Hydraulic excavation of small lakes or ponds can usually be accomplished from shore. A portable dredging machine with an extended-reach crane can be used on these types of dredging jobs. This type of machine can be effective at golf courses when a pond used for irrigation becomes shallow from water run-off carrying topsoil. On some pond or small lake projects, the basin is drained and allowed to dry up before heavy equipment is used to deepen the area.
Barges outfitted with cranes and buckets are usually used in shipping channels. Accumulated soil or sand is removed with earth movers and loaded onto a second barge, which takes the sediment to the shoreline. The silt is either dumped offshore or loaded into trucks for storage at a designated area.
Some minor dredging jobs can be done with portable hydraulic devices. These floating dredgers suck soil from the bottom and carry it through a temporary pipe to an off-site location. Only two trips are necessary into the water — one to set up the equipment and another to remove it when the project is done.

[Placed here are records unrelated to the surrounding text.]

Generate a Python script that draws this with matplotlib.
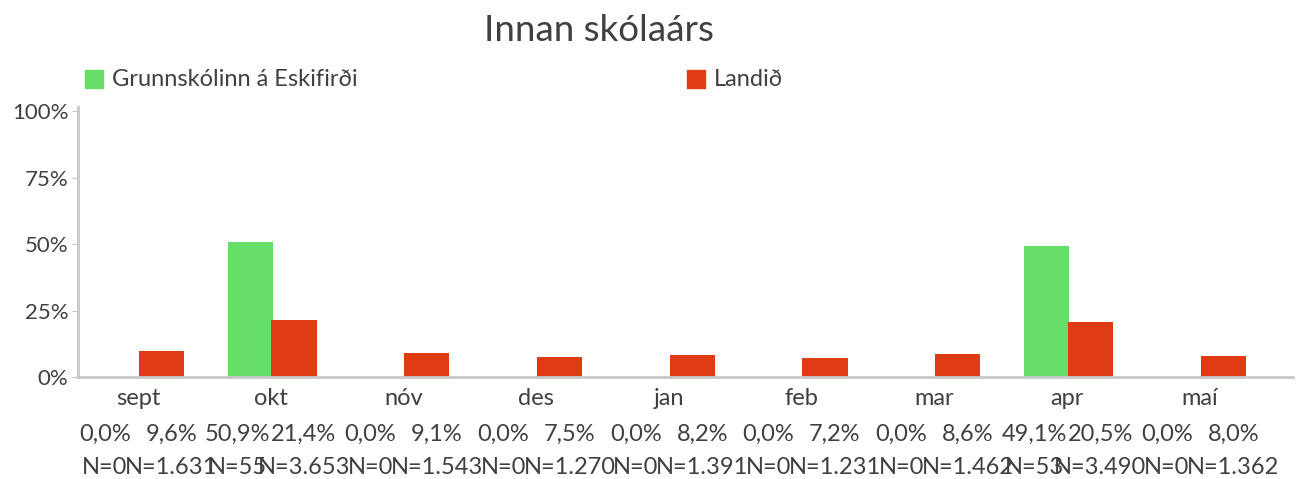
import matplotlib.pyplot as plt
from matplotlib.patches import Rectangle
import numpy as np

plt.rcParams['font.family'] = ['Lato', 'DejaVu Sans']

months = ["sept", "okt", "nóv", "des", "jan", "feb", "mar", "apr", "maí"]
school_pct = [0.0, 50.9, 0.0, 0.0, 0.0, 0.0, 0.0, 49.1, 0.0]
country_pct = [9.6, 21.4, 9.1, 7.5, 8.2, 7.2, 8.6, 20.5, 8.0]
school_n = ["0", "55", "0", "0", "0", "0", "0", "53", "0"]
country_n = ["1.631", "3.653", "1.543", "1.270", "1.391", "1.231", "1.462", "3.490", "1.362"]

green = "#66dd66"
red = "#e03c14"
txt = "#404040"
axcol = "#c8c8c8"

fig = plt.figure(figsize=(13.14, 4.79), dpi=100)
ax = fig.add_axes([0.0594, 0.2129, 0.9246, 0.5637])

x = np.arange(len(months))
w = 0.34
ax.bar(x - 0.155, school_pct, width=w, color=green)
ax.bar(x + 0.175, country_pct, width=w, color=red)

ax.set_xlim(-0.452, 8.70)
ax.set_ylim(0, 101.5)
ax.set_yticks([0, 25, 50, 75, 100])
ax.set_yticklabels(["0%", "25%", "50%", "75%", "100%"])
ax.tick_params(axis='y', length=4, color=axcol, labelsize=16, labelcolor=txt, pad=3)
ax.set_xticks([])
for s in ["top", "right"]:
    ax.spines[s].set_visible(False)
for s in ["left", "bottom"]:
    ax.spines[s].set_color(axcol)
    ax.spines[s].set_linewidth(2)

# category labels in three rows
tr = ax.get_xaxis_transform()
fs = 17
for i, m in enumerate(months):
    ax.text(i, -0.078, m, transform=tr, ha='center', va='center', fontsize=fs, color=txt, clip_on=False)
    ax.text(i - 0.25, -0.211, f"{school_pct[i]:.1f}%".replace(".", ","), transform=tr,
            ha='center', va='center', fontsize=fs, color=txt, clip_on=False)
    ax.text(i + 0.25, -0.211, f"{country_pct[i]:.1f}%".replace(".", ","), transform=tr,
            ha='center', va='center', fontsize=fs, color=txt, clip_on=False)
    ax.text(i - 0.25, -0.335, "N=" + school_n[i], transform=tr,
            ha='center', va='center', fontsize=fs, color=txt, clip_on=False)
    ax.text(i + 0.25, -0.335, "N=" + country_n[i], transform=tr,
            ha='center', va='center', fontsize=fs, color=txt, clip_on=False)

fig.text(0.4555, 0.937, "Innan skólaárs", ha='center', va='center', fontsize=26.5, color=txt)

# legend
fig.patches.append(Rectangle((85 / 1314, 1 - 88 / 479), 18 / 1314, 18 / 479,
                             transform=fig.transFigure, color=green))
fig.text(112 / 1314, 1 - 79 / 479, "Grunnskólinn á Eskifirði", va='center', fontsize=17, color=txt)
fig.patches.append(Rectangle((687 / 1314, 1 - 88 / 479), 18 / 1314, 18 / 479,
                             transform=fig.transFigure, color=red))
fig.text(714 / 1314, 1 - 79 / 479, "Landið", va='center', fontsize=17, color=txt)

fig.savefig("out.png", dpi=100)
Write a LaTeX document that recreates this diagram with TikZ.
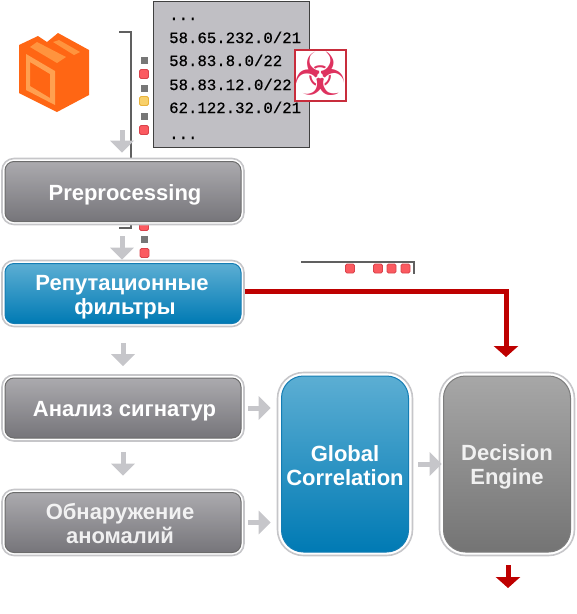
\documentclass[tikz,border=0pt]{standalone}
\usepackage{fontspec}
\setmainfont{Liberation Sans}
\newfontfamily\mymono[FakeBold=0.5]{Liberation Mono}
\newfontfamily\symfont{DejaVu Sans}
\usetikzlibrary{arrows.meta}
\definecolor{boxedge}{HTML}{C6C6C9}
\definecolor{darkred}{HTML}{BE0000}
\definecolor{arrowgray}{HTML}{C6C6CA}
\definecolor{listfill}{HTML}{C0BFC4}
\definecolor{sqred}{HTML}{FB5A60}
\definecolor{sqredb}{HTML}{D9434C}
\definecolor{sqyel}{HTML}{F8D06A}
\definecolor{sqyelb}{HTML}{E8B23C}
\definecolor{sqgray}{HTML}{777777}
\definecolor{cubebody}{HTML}{FF6614}
\definecolor{cubelid}{HTML}{FF943E}
\definecolor{cubepanel}{HTML}{FFA050}
\tikzset{
 outerbox/.style={draw=boxedge,fill=white,line width=1.6pt,rounded corners=#1,inner sep=0pt},
 outerbox/.default=12pt,
 label text/.style={text=white,font=\bfseries\fontsize{22}{24}\selectfont,align=center,inner sep=0pt},
 smallbox/.style={minimum width=236pt,minimum height=60pt,rounded corners=9pt,inner sep=0pt,line width=1pt},
 tallbox/.style={minimum width=127pt,minimum height=176pt,rounded corners=22pt,inner sep=0pt,line width=1pt},
 graybox/.style={smallbox,draw=gray!85!black,top color={rgb,255:red,171;green,170;blue,174},bottom color={rgb,255:red,118;green,117;blue,122}},
 bluebox/.style={draw={rgb,255:red,20;green,125;blue,180},top color={rgb,255:red,92;green,174;blue,211},bottom color={rgb,255:red,0;green,122;blue,180}},
 decibox/.style={draw={rgb,255:red,125;green,125;blue,125},top color={rgb,255:red,167;green,167;blue,167},bottom color={rgb,255:red,116;green,116;blue,116}},
 grayarrow/.style={draw=arrowgray,line width=5pt,-{Triangle[width=23pt,length=12pt]}},
 redarrow/.style={draw=darkred,line width=5pt,-{Triangle[width=24pt,length=11pt]}},
 pale/.style={text opacity=0.88},
 bracket/.style={draw=gray!75!black,line width=1.2pt},
 dotgray/.style={fill=sqgray,minimum size=7pt,inner sep=0pt},
 dotred/.style={draw=sqredb,fill=sqred,minimum size=9pt,inner sep=0pt,rounded corners=1.5pt,line width=0.8pt},
 dotyel/.style={draw=sqyelb,fill=sqyel,minimum size=9pt,inner sep=0pt,rounded corners=1.5pt,line width=0.8pt},
 listline/.style={font=\mymono\fontsize{15.7}{18}\selectfont,anchor=base west,inner sep=0pt},
}
\begin{document}
\begin{tikzpicture}[x=1pt,y=-1pt]
\useasboundingbox (0,0) rectangle (577,614);
% cube icon
\fill[cubebody] (19,45) -- (38,36) -- (47,42) -- (58,33) -- (89,50) -- (89,95) -- (57,112) -- (19,93) -- cycle;
\fill[cubelid] (30,47) -- (37,42) -- (66,57) -- (57,63) -- cycle;
\fill[cubelid] (53,42) -- (59,40) -- (80,52) -- (74,55) -- cycle;
\fill[cubepanel,even odd rule] (26,54) -- (55,71) -- (55,105) -- (26,90) -- cycle (30,62) -- (50,74) -- (50,98) -- (30,86) -- cycle;
% bracket behind the first box
\coordinate (brtop) at (119,32);
\coordinate (brcorner) at (131,32);
\coordinate (brbot) at (131,228);
\coordinate (brend) at (119,228);
\draw[bracket] (brtop) -- (brcorner) -- (brbot) -- (brend);
% address list
\node[draw=black!75,fill=listfill,line width=1pt,minimum width=156pt,minimum height=146pt,inner sep=0pt] (list) at (231.5,74) {};
\node[listline] (l0) at (169,20) {...};
\node[listline] (l1) at (169,43) {58.65.232.0/21};
\node[listline] (l2) at (169,66) {58.83.8.0/22};
\node[listline] (l3) at (169,90) {58.83.12.0/22};
\node[listline] (l4) at (169,113) {62.122.32.0/21};
\node[listline] (l5) at (169,139) {...};
% biohazard
\node[draw={rgb,255:red,200;green,45;blue,60},fill=white,line width=2pt,minimum size=51pt,inner sep=0pt] (bio) at (320,75) {};
\node[inner sep=0pt,text={rgb,255:red,222;green,50;blue,95},font=\symfont\fontsize{60}{60}\selectfont] (biosym) at (320,74) {☣};
% traffic squares
\node[dotgray] (a1) at (144,60) {};
\node[dotred] (a2) at (144,74) {};
\node[dotgray] (a3) at (144,88) {};
\node[dotyel] (a4) at (144,101) {};
\node[dotgray] (a5) at (144,116) {};
\node[dotred] (a6) at (144,130) {};
\node[dotred] (b1) at (144,226) {};
\node[dotgray] (b2) at (144,239) {};
\node[dotred] (b3) at (144.5,253) {};
% boxes
\node[outerbox,minimum width=242pt,minimum height=66pt] (preO) at (123,191.5) {};
\node[graybox] (pre) at (123,191.5) {};
\node[label text] (preT) at (125,194.5) {Preprocessing};
\node[outerbox,minimum width=242pt,minimum height=66pt] (repO) at (123,293.5) {};
\node[smallbox,bluebox] (rep) at (123,293.5) {};
\node[label text] (repT) at (122,297) {Репутационные\\\hspace*{6pt}фильтры};
\node[outerbox,minimum width=242pt,minimum height=66pt] (sigO) at (123,408) {};
\node[graybox] (sig) at (123,408) {};
\node[label text] (sigT) at (124.5,411.5) {Анализ сигнатур};
\node[outerbox,minimum width=242pt,minimum height=66pt] (anoO) at (123,522.5) {};
\node[graybox] (ano) at (123,522.5) {};
\node[label text,pale] (anoT) at (120,524) {Обнаружение\\аномалий};
\node[outerbox=26pt,minimum width=135pt,minimum height=183pt] (gloO) at (345,464) {};
\node[tallbox,bluebox] (glo) at (345,464) {};
\node[label text] (gloT) at (345,466) {Global\\Correlation};
\node[outerbox=26pt,minimum width=135pt,minimum height=183pt] (decO) at (507,464) {};
\node[tallbox,decibox] (dec) at (507,464) {};
\node[label text,pale] (decT) at (507,467) {Decision\\Engine};
% gray arrows
\coordinate (c0) at (122,130);
\draw[grayarrow] (c0) -- ([yshift=5pt]preO.north -| c0);
\draw[grayarrow] ([xshift=-1pt,yshift=-11pt]preO.south) -- ([xshift=-1pt]repO.north);
\draw[grayarrow] ([yshift=-16pt]repO.south) -- ([yshift=8pt]sigO.north);
\draw[grayarrow] ([yshift=-10pt]sigO.south) -- ([yshift=13pt]anoO.north);
\draw[grayarrow] ([xshift=3pt]sigO.east) -- ([xshift=-6pt]sigO.east -| gloO.west);
\draw[grayarrow] ([xshift=3pt]anoO.east) -- ([xshift=-6pt]anoO.east -| gloO.west);
\draw[grayarrow] ([xshift=5pt]gloO.east) -- ([xshift=3pt]gloO.east -| decO.west);
% red path
\coordinate (redcorner) at (506,291);
\coordinate (redend) at (506,357);
\draw[redarrow] ([yshift=2.5pt]repO.east) -- (redcorner) -- (redend);
\coordinate (out1) at (508,565);
\coordinate (out2) at (508,588);
\draw[redarrow] (out1) -- (out2);
% small bracket
\coordinate (sb1) at (301,262);
\coordinate (sb2) at (414,262);
\coordinate (sb3) at (414,274);
\draw[bracket] (sb1) -- (sb2) -- (sb3);
\node[dotred] (c1) at (350,268.5) {};
\node[dotred] (c2) at (378,268.5) {};
\node[dotred] (c3) at (391.5,268.5) {};
\node[dotred] (c4) at (405.5,268.5) {};
\end{tikzpicture}
\end{document}
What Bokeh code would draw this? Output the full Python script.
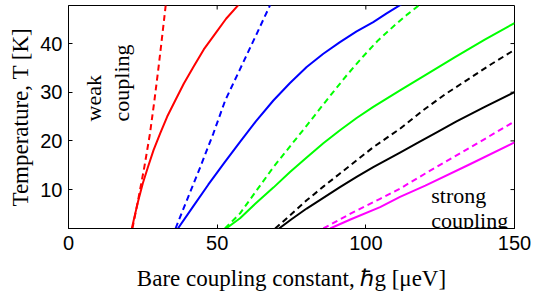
from bokeh.plotting import figure
from bokeh.models import Range1d, Label, FixedTicker
from bokeh.embed import file_html
from bokeh.resources import INLINE
import math

# ---- data ----
red_solid_g = [21.3, 22.3, 23.5, 25.0, 26.7, 28.6, 30.8, 33.2, 35.9, 38.8, 42.0, 45.5, 49.3, 53.0, 57.1, 58.0]
red_solid_T = [2.0, 4.7, 7.8, 11.3, 14.6, 18.1, 21.5, 25.0, 28.3, 31.8, 35.2, 38.8, 42.0, 45.1, 47.9, 48.5]
red_dash_g = [21.5, 23.4, 25.5, 27.4, 28.9, 30.3, 31.6, 32.7, 33.0]
red_dash_T = [2.0, 7.8, 14.6, 21.5, 28.3, 35.2, 42.0, 47.9, 49.0]

blue_solid_g = [36.8, 42.0, 47.0, 52.5, 57.7, 63.0, 68.9, 74.5, 80.1, 85.7, 91.3, 96.9, 102.5, 107.0, 111.5, 113.0]
blue_solid_T = [2.0, 6.6, 11.0, 15.6, 19.8, 24.0, 28.3, 31.9, 35.2, 37.9, 40.3, 42.5, 44.4, 46.2, 47.9, 48.5]
blue_dash_g = [36.0, 39.8, 44.3, 48.7, 52.7, 57.5, 63.3, 67.8, 68.6]
blue_dash_T = [2.0, 7.8, 14.6, 21.5, 28.3, 34.5, 42.0, 47.9, 49.0]

green_solid_g = [53.0, 57.7, 63.0, 68.9, 74.5, 80.1, 85.7, 91.3, 96.9, 102.5, 111.5, 120.0, 130.0, 140.0, 150.0]
green_solid_T = [2.0, 4.1, 7.2, 10.4, 13.6, 16.6, 19.5, 22.2, 24.7, 27.0, 30.4, 33.5, 37.2, 40.8, 44.2]
green_dash_g = [52.6, 57.7, 63.0, 68.9, 74.8, 80.7, 87.0, 93.6, 99.0, 104.2, 109.8, 114.0, 118.2, 120.0]
green_dash_T = [2.0, 5.1, 9.6, 14.6, 19.1, 23.6, 28.5, 33.5, 37.3, 40.7, 43.8, 46.0, 48.0, 49.0]

black_solid_g = [70.8, 75.0, 80.1, 85.7, 91.3, 96.9, 102.5, 111.5, 118.0, 124.0, 130.5, 140.0, 150.0]
black_solid_T = [2.0, 3.9, 6.1, 8.3, 10.5, 12.6, 14.6, 17.6, 19.8, 21.8, 24.0, 27.0, 30.0]
black_dash_g = [69.5, 74.5, 80.1, 85.7, 91.3, 96.9, 102.5, 111.5, 119.3, 126.5, 134.0, 142.0, 150.0]
black_dash_T = [2.0, 4.7, 7.8, 10.6, 13.3, 16.0, 18.7, 22.5, 26.3, 29.5, 32.5, 35.7, 38.7]

magenta_solid_g = [88.0, 95.0, 104.8, 111.5, 120.0, 135.0, 150.0]
magenta_solid_T = [2.0, 3.9, 6.4, 8.5, 10.8, 15.2, 19.7]
magenta_dash_g = [85.7, 95.0, 104.8, 111.5, 120.0, 135.0, 150.0]
magenta_dash_T = [2.0, 5.1, 8.1, 10.2, 13.3, 18.6, 24.0]

x_ticks = [0, 50, 100, 150]
y_ticks = [10, 20, 30, 40]
x_min, x_max = 0, 150
y_min, y_max = 2, 2 + 223 / 4.867

SERIF = "Liberation Serif"
SANS = "Liberation Sans"

p = figure(width=545, height=301, output_backend="svg", toolbar_location=None,
           x_range=Range1d(x_min, x_max), y_range=Range1d(y_min, y_max),
           min_border_left=68, min_border_right=31, min_border_top=5,
           min_border_bottom=73)
p.background_fill_color = "white"
p.border_fill_color = "white"
p.outline_line_color = "black"
p.outline_line_width = 1
p.grid.visible = False

series = [
    (red_solid_g, red_solid_T, "#ff0000", "solid"),
    (red_dash_g, red_dash_T, "#ff0000", "6 4"),
    (blue_solid_g, blue_solid_T, "#0000ff", "solid"),
    (blue_dash_g, blue_dash_T, "#0000ff", "6 4"),
    (green_solid_g, green_solid_T, "#00ff00", "solid"),
    (green_dash_g, green_dash_T, "#00ff00", "6 4"),
    (black_solid_g, black_solid_T, "#000000", "solid"),
    (black_dash_g, black_dash_T, "#000000", "6 4"),
    (magenta_solid_g, magenta_solid_T, "#ff00ff", "solid"),
    (magenta_dash_g, magenta_dash_T, "#ff00ff", "6 4"),
]
for gx, ty, col, dash in series:
    p.line(gx, ty, line_color=col, line_width=2, line_dash=dash,
           line_join="round")

for ax in (p.xaxis[0], p.yaxis[0]):
    ax.major_tick_in = 4
    ax.major_tick_out = 0
    ax.minor_tick_line_color = None
    ax.axis_line_color = "black"
    ax.major_label_text_font = SANS
    ax.major_label_text_font_size = "20px"
    ax.major_label_text_color = "black"
    ax.axis_label_text_font = SERIF
    ax.axis_label_text_font_size = "23px"
    ax.axis_label_text_font_style = "normal"
    ax.axis_label_text_color = "black"

p.xaxis[0].ticker = FixedTicker(ticks=x_ticks)
p.yaxis[0].ticker = FixedTicker(ticks=y_ticks)
p.xaxis[0].axis_label = "Bare coupling constant, \u210fg [\u03bceV]"
p.yaxis[0].axis_label = "Temperature, T [K]"
p.xaxis[0].major_label_standoff = 7
p.yaxis[0].major_label_standoff = 6
p.xaxis[0].axis_label_standoff = 13
p.yaxis[0].axis_label_standoff = 4

# inward ticks on the top and right frame edges
p.ray(x=x_ticks[1:-1], y=[y_max] * (len(x_ticks) - 2), length=4,
      length_units="screen", angle=-math.pi / 2, line_color="black", line_width=1)
p.ray(x=[x_max] * len(y_ticks), y=y_ticks, length=4,
      length_units="screen", angle=math.pi, line_color="black", line_width=1)

lab_kw = dict(text_font=SERIF, text_font_size="22px", text_color="black")
p.add_layout(Label(x=8.35, y=24.0, text="weak", angle=math.pi / 2,
                   text_align="left", text_baseline="alphabetic", **lab_kw))
p.add_layout(Label(x=17.8, y=24.0, text="coupling", angle=math.pi / 2,
                   text_align="left", text_baseline="alphabetic", **lab_kw))
p.add_layout(Label(x=122.0, y=8.8, text="strong",
                   text_align="left", text_baseline="alphabetic", **lab_kw))
p.add_layout(Label(x=122.0, y=3.7, text="coupling",
                   text_align="left", text_baseline="alphabetic", **lab_kw))

open("out.html", "w").write(file_html(p, INLINE))
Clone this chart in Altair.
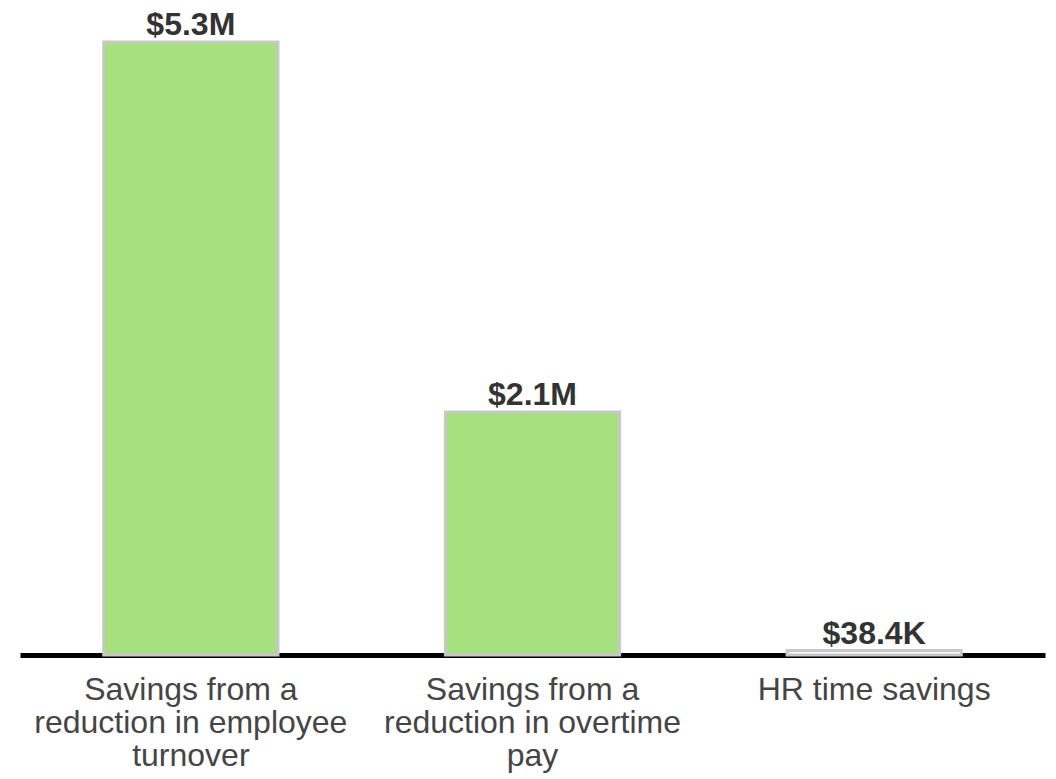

Waterways and lakes can become shallow over the years by a natural process known as eutrophication. Silt or other sediment builds up over time to restrict shipping channels or reduce the depth of lakes or man-made reservoirs. Natural disasters that cause excessive run-off, and construction projects without silt control measures in place, can escalate eutrophication. The process can lead to a decline in the value of waterfront property and decrease the amount of water available for drinking or irrigation.
People seeking dredging jobs can often get training from heavy equipment companies that receive contracts on private or public work projects. Some operators work 12-hour shifts and may be needed for overtime if emergency work is required for flood prevention. Travel is often a required part of working on a dredging crew, and a dredging employee may have to endure adverse weather conditions at job sites.